The shooting of Kirk put the Groypers under an unwelcome spotlight. Reports surfaced that the suspect used online symbols linked to the group.

That alone was enough to turn journalists’ heads. Fuentes quickly went on his livestream to deny responsibility. His line: “We’re being framed.”

The denials are expected. Movements that thrive on ambiguity always disown their outliers. The Proud Boys did it. QAnon did it. Each says the violence was the act of a “lone wolf.” Each insists the creed is peaceful.

Yet the language of these movements often drips with war metaphors, martyrdom, and a call to arms. When you preach about enemies of the nation, someone will eventually pick up a weapon.

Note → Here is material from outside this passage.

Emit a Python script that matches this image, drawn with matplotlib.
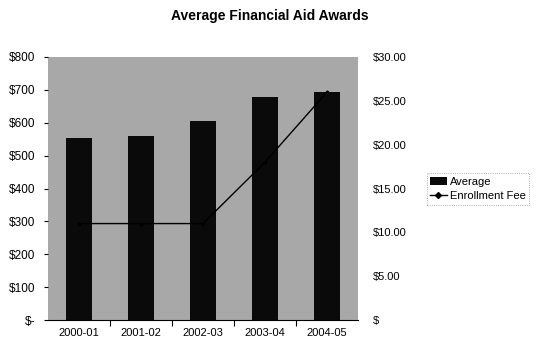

What makes the Groypers more dangerous is their focus on the mainstream right. They are not trying to tear down the Republican Party from the outside. They are trying to colonize it from within. By ridiculing conservative leaders, they hope to drag the entire spectrum closer to their line. And they are doing it at a moment when American politics is already raw and divided.

That is why the attention matters. If the Groypers remain only an internet subculture, they will fade like so many before them. But if they continue to bait the spotlight, they could become something larger. The past decade has shown how quickly fringe ideas can leap from memes to Congress.

So what the fuck is Groyper? It’s a frog meme. It’s a hate cult. It’s the latest ulcer in America’s gut.